Au Niger, Washington avait déjà suspendu en juillet tous les services de délivrance de visas à Niamey « jusqu’à nouvel ordre », invoquant des « préoccupations » non résolues avec le gouvernement nigérien. Niamey a riposté le 28 août en suspendant la délivrance de visas aux citoyens américains à Washington, les redirigeant vers ses missions diplomatiques hors des États-Unis.
Ces mesures restrictives contrastent avec l’intense activité diplomatique américaine dans la région. Du 8 au 10 juillet, Rudolph Atallah, directeur adjoint à la lutte antiterrorisme à la Maison Blanche, était à Bamako pour discuter d’une « coopération rénovée » portant notamment sur l’intégration de la Confédération des États du Sahel (AES) dans la stratégie antiterroriste.
Quelques semaines auparavant, le sous-secrétaire d’État pour l’Afrique de l’Ouest Will Stevens avait transmis à Ouagadougou un « message du président Donald Trump » sur une coopération « respectueuse de la souveraineté ». Le général Michael Langley, alors commandant d’AFRICOM, a reconnu à Nairobi la recrudescence des attaques au Sahel depuis le retrait américain du Niger en 2024.

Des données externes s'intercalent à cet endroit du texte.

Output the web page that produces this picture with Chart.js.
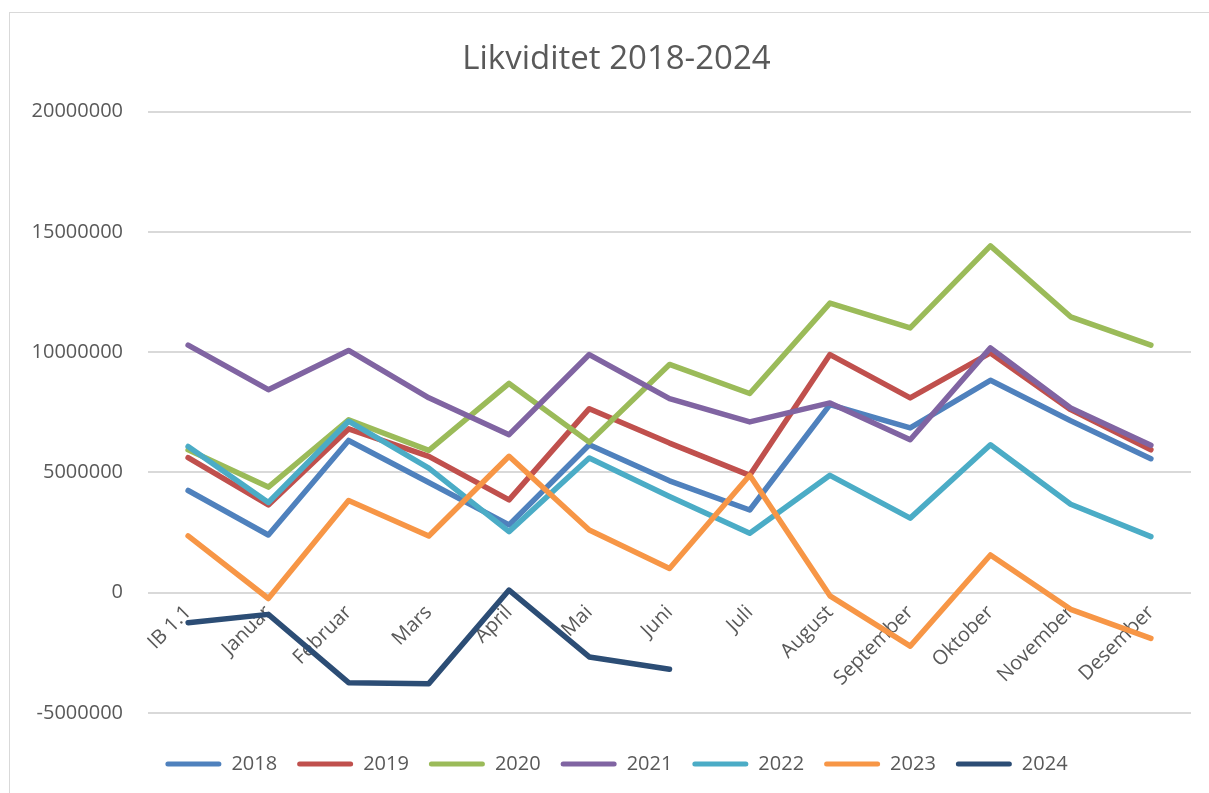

Fin avril, le Premier ministre nigérien Ali Mahamane Lamine Zeine a été reçu à Washington pour discuter de la relance des relations bilatérales, après la dénonciation des accords de défense.
Ces initiatives interviennent alors que le Mali, le Burkina Faso et le Niger ont rompu avec la France, accusée d’ingérence, et se sont retirés de la Cédéao. Les trois pays ont parallèlement resserré leurs liens avec Moscou, qui fournit désormais un appui logistique et des instructeurs militaires.
Cette dualité de la politique américaine – discours de partenariat d’une part, mesures consulaires restrictives d’autre part – est perçue dans la région comme un signal de méfiance persistante, compliquant les efforts de Washington pour maintenir son influence dans un Sahel où la diplomatie occidentale perd du terrain.